Journaling turns you into a writer through the gentlest of practices. Talking on paper about what is important to you, what is on your mind and what you care about is just that, talking. Really more like talking to yourself. Decades of journaling, I think led to the ease in which I write books today. Getting into that flow where your thoughts just pour onto the paper, journaling certainly facilitates that.
When journaling, spelling doesn't count, handwriting only needs to be legible to you and it doesn't have to ever be shared with anyone. Most importantly don't judge yourself, just enjoy expressing yourself.
Date your writing so you have a reference point if you choose to reread them or do something with them in the future. Each time a journal is complete you can save it or toss it. If you save it, realize someone may one day read it.

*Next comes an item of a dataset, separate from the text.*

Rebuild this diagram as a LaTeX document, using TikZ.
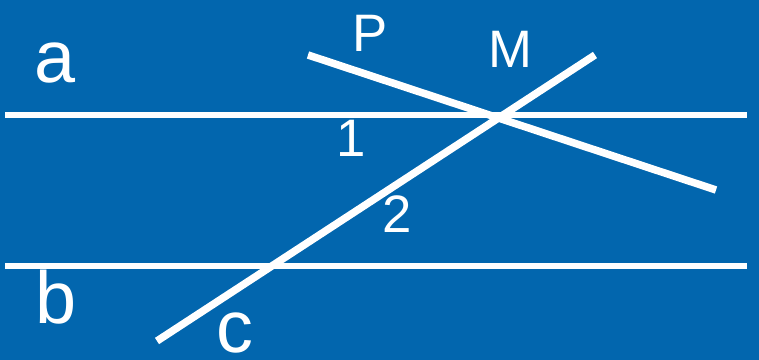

You can just write about what is on your mind. You can use guides such as: sentence starters, includng When I think about my childhood I ... When I remember why I took this job I ... That dream last night set me to wondering about ... You might also like including a daily gratitude list. There are lists of topics and prompts on the internet including Marilisa Fabrega excellent web page.
The Sky's the Limit
· What would you do if you knew you could not fail?
· What would you do if money were no object?
· What would you ask for if a genie granted you three wishes?
· What's your wildest dream?
· What would you do if you could live a day without consequences?
· What grand adventure do you wish you could go on?
· If you could be an expert in any filed or activity, what would it be?
· What would your perfect day be like?